Words about words. As a writer, I am fascinated by what words can do besides express thoughts. Words can sing, words can play, words can speak beyond simple meaning. What you read here comes "out of my mind."
Sunday, March 31, 2013
Tools You Can Use
I’m a tool collector. My favorite category is words. I love words, in fact I prefer to use them more than any other tool set I own. I have books of obscure words and collections of quotations and aphorisms and dictionaries and programs that define and even translate expressions, slang and word origins. All of those are tools I can use. I prefer, however, to keep my special collections for inspiration and the pure pleasure of discovery and understanding.

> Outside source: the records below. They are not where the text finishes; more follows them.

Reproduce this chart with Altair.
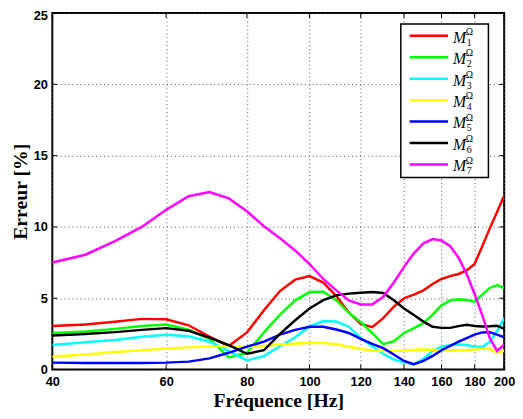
import altair as alt
import pandas as pd

freq = [40, 45, 50, 55, 60, 65, 70, 75, 80, 85, 90, 95, 100, 105, 110, 115, 120,
        125, 130, 135, 140, 145, 150, 155, 160, 165, 170, 175, 180, 185, 190, 195, 200]

m1 = [3.05, 3.15, 3.35, 3.55, 3.52, 3.1, 2.3, 1.65, 2.6, 4.15, 5.5, 6.3, 6.55, 6.1, 5.15, 4.0, 3.2,
      2.97, 3.6, 4.4, 5.0, 5.25, 5.55, 6.0, 6.35, 6.55, 6.7, 6.95, 7.4, 8.65, 9.9, 11.05, 12.2]
m2 = [2.56, 2.67, 2.85, 3.05, 3.15, 2.8, 2.15, 0.85, 1.17, 2.6, 3.85, 4.85, 5.43, 5.45, 4.86, 3.98, 3.32,
      2.56, 1.78, 1.98, 2.56, 2.9, 3.25, 3.85, 4.5, 4.85, 4.93, 4.88, 4.75, 5.25, 5.72, 5.92, 5.71]
m3 = [1.72, 1.91, 2.07, 2.3, 2.44, 2.33, 1.95, 1.3, 0.64, 0.94, 1.63, 2.26, 3.02, 3.4, 3.36, 3.0, 2.21,
      1.63, 1.1, 0.7, 0.5, 0.35, 0.75, 1.3, 1.6, 1.7, 1.75, 1.72, 1.62, 1.58, 1.95, 2.7, 3.6]
m4 = [0.9, 1.05, 1.22, 1.35, 1.47, 1.55, 1.62, 1.62, 1.57, 1.65, 1.75, 1.82, 1.86, 1.86, 1.78, 1.6, 1.45,
      1.33, 1.29, 1.3, 1.33, 1.38, 1.4, 1.38, 1.33, 1.33, 1.33, 1.37, 1.4, 1.45, 1.45, 1.17, 1.33]
m5 = [0.48, 0.46, 0.45, 0.46, 0.48, 0.55, 0.78, 1.17, 1.6, 1.95, 2.45, 2.78, 3.0, 3.0, 2.8, 2.56, 2.15,
      1.8, 1.5, 1.05, 0.6, 0.37, 0.6, 0.95, 1.35, 1.65, 1.95, 2.2, 2.45, 2.6, 2.62, 2.45, 2.26]
m6 = [2.39, 2.49, 2.62, 2.78, 2.9, 2.72, 2.24, 1.7, 1.1, 1.35, 2.5, 3.45, 4.28, 4.86, 5.2, 5.32, 5.38,
      5.43, 5.37, 4.86, 4.28, 3.82, 3.36, 3.0, 2.92, 2.92, 3.04, 3.13, 3.05, 3.02, 3.03, 3.07, 2.85]
m7 = [7.5, 8.05, 9.0, 10.0, 11.2, 12.15, 12.45, 12.0, 11.1, 10.05, 9.2, 8.35, 7.4, 6.35, 5.55, 4.85, 4.56,
      4.56, 5.1, 6.1, 7.2, 8.15, 8.85, 9.15, 9.05, 8.65, 7.85, 6.7, 5.3, 3.8, 2.2, 1.3, 1.75]

series_names = ["M1", "M2", "M3", "M4", "M5", "M6", "M7"]
subscripts = ["1", "2", "3", "4", "5", "6", "7"]
colors = ["#ff0000", "#00ff00", "#00ffff", "#ffff00", "#0000ff", "#000000", "#ff00ff"]
x_ticks = [40, 60, 80, 100, 120, 140, 160, 180, 200]
y_ticks = [0, 5, 10, 15, 20, 25]

rows = []
for name, vals in zip(series_names, [m1, m2, m3, m4, m5, m6, m7]):
    for f, v in zip(freq, vals):
        rows.append({"f": f, "err": v, "serie": name})
df = pd.DataFrame(rows)

W, H = 459, 362
xscale = alt.Scale(type="log", domain=[40, 200], nice=False)
yscale = alt.Scale(domain=[0, 25], nice=False, zero=True)
cscale = alt.Scale(domain=series_names, range=colors)

x_axis = alt.Axis(
    values=x_ticks, format="d", title="Fréquence [Hz]",
    labelFont="Liberation Sans", labelFontWeight="bold", labelFontSize=13,
    labelColor="black", labelPadding=6, labelFlush=False, ticks=False,
    domain=False, grid=True, gridDash=[1, 3], gridColor="#555", gridWidth=1,
    titleFont="Liberation Serif", titleFontWeight="bold", titleFontSize=20,
    titleColor="black", titleBaseline="alphabetic", titleY=38, titleX=W / 2)
y_axis = alt.Axis(
    values=y_ticks, title="Erreur [%]",
    labelFont="Liberation Sans", labelFontWeight="bold", labelFontSize=13,
    labelColor="black", labelPadding=5, labelFlush=False, ticks=False,
    labelOffset={"condition": {"test": "datum.value == 25", "value": 3},
                 "value": 0},
    domain=False, grid=True, gridDash=[1, 3], gridColor="#555", gridWidth=1,
    titleFont="Liberation Serif", titleFontWeight="bold", titleFontSize=20,
    titleColor="black", titleBaseline="alphabetic", titleX=-26, titleY=H / 2)

lines = alt.Chart(df).mark_line(strokeWidth=2.5, clip=True).encode(
    x=alt.X("f:Q", scale=xscale, axis=x_axis),
    y=alt.Y("err:Q", scale=yscale, axis=y_axis),
    color=alt.Color("serie:N", scale=cscale, legend=None),
)

# inward ticks on all four sides
xt_df = pd.DataFrame({"v": x_ticks})
yt_df = pd.DataFrame({"v": y_ticks})
tick_bottom = alt.Chart(xt_df).mark_rule(color="black", strokeWidth=1).encode(
    x=alt.X("v:Q", scale=xscale, axis=x_axis), y=alt.value(H), y2=alt.value(H - 5))
tick_top = alt.Chart(xt_df).mark_rule(color="black", strokeWidth=1).encode(
    x=alt.X("v:Q", scale=xscale, axis=x_axis), y=alt.value(0), y2=alt.value(5))
tick_left = alt.Chart(yt_df).mark_rule(color="black", strokeWidth=1).encode(
    y=alt.Y("v:Q", scale=yscale, axis=y_axis), x=alt.value(0), x2=alt.value(5))
tick_right = alt.Chart(yt_df).mark_rule(color="black", strokeWidth=1).encode(
    y=alt.Y("v:Q", scale=yscale, axis=y_axis), x=alt.value(W - 5), x2=alt.value(W))

# custom legend
box = alt.Chart(pd.DataFrame({"a": [0]})).mark_rect(
    fill="white", stroke="black", strokeWidth=1.5).encode(
    x=alt.value(354), x2=alt.value(443), y=alt.value(11), y2=alt.value(167))

legend_df = pd.DataFrame({"serie": series_names, "idx": list(range(7)), "sub": subscripts})
leg_base = alt.Chart(legend_df).transform_calculate(ly="23 + datum.idx * 21.8")
leg_lines = leg_base.mark_rule(strokeWidth=2.5).encode(
    x=alt.value(363), x2=alt.value(402),
    y=alt.Y("ly:Q", scale=None),
    color=alt.Color("serie:N", scale=cscale, legend=None))
leg_m = leg_base.mark_text(align="left", baseline="middle", font="Liberation Serif",
                           fontStyle="italic", fontSize=16, dy=2, color="black").encode(
    x=alt.value(407), y=alt.Y("ly:Q", scale=None), text=alt.value("M"))
leg_om = leg_base.mark_text(align="left", baseline="middle", font="Liberation Serif",
                            fontSize=10, dy=-4, color="black").encode(
    x=alt.value(420), y=alt.Y("ly:Q", scale=None), text=alt.value("Ω"))
leg_sub = leg_base.mark_text(align="left", baseline="middle", font="Liberation Serif",
                             fontSize=10, dy=7, color="black").encode(
    x=alt.value(421), y=alt.Y("ly:Q", scale=None), text="sub:N")

chart = alt.layer(
    lines, box, leg_lines, leg_m, leg_om, leg_sub,
    tick_bottom, tick_top, tick_left, tick_right
).properties(
    width=W, height=H,
    autosize=alt.AutoSizeParams(type="none"),
    padding={"left": 45, "top": 2, "right": 11, "bottom": 40},
    background="white",
).configure_view(stroke="black", strokeWidth=2)

chart.save("out.html", embed_options={"renderer": "svg", "actions": False})
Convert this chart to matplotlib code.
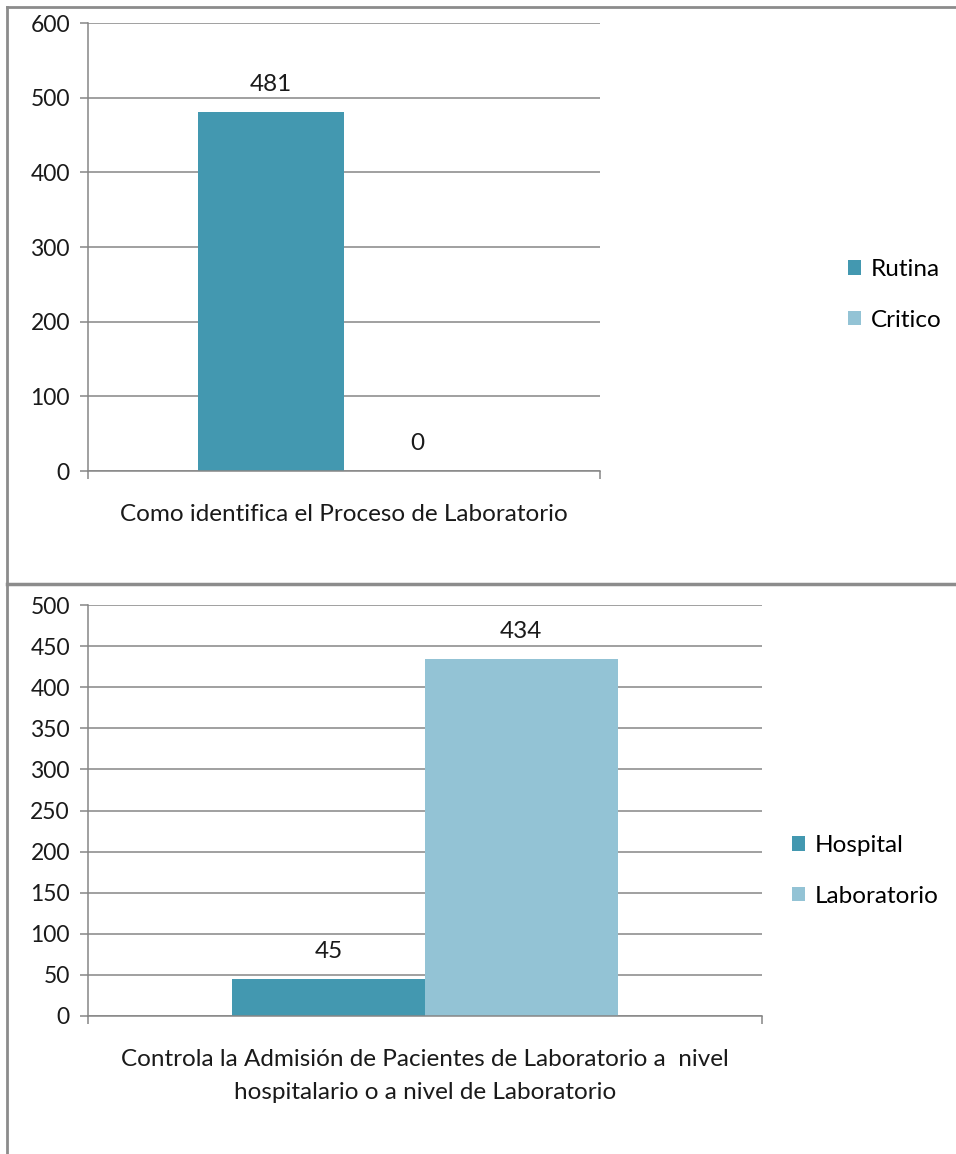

The tools I use most are everyday words, in ways that help me tell stories that readers can understand and appreciate. When I’m reading, and have to stop and reach for one of my chair-side dictionaries, the author has lost me at least for a few minutes, and sometimes that loss is permanent. Writing, at least for me, is a way of sharing something I feel or understand or find mystifying, but if I cannot communicate that to a reader or listener or viewer, then I have failed at what I do.
Sometimes though, I use those tools to absolutely confuse or distract. Even when I was very young, I would try to defuse or deflect an antagonist with words. Sometimes it worked, and at others I would eventually have to resort to physical means to escape from a bad situation. Being taller than most of my peers, and skinnier than a beanpole, I somehow seemed to be a target for playground bullies, but overall, I didn’t have too many fights or bad times. When I did have to fight, my long arms would give me an advantage, and eventually the one trying to beat up on me would give up and go find another target. Still, I persisted in using words to defend myself. Later I learned how to use them to assert myself and remain in control.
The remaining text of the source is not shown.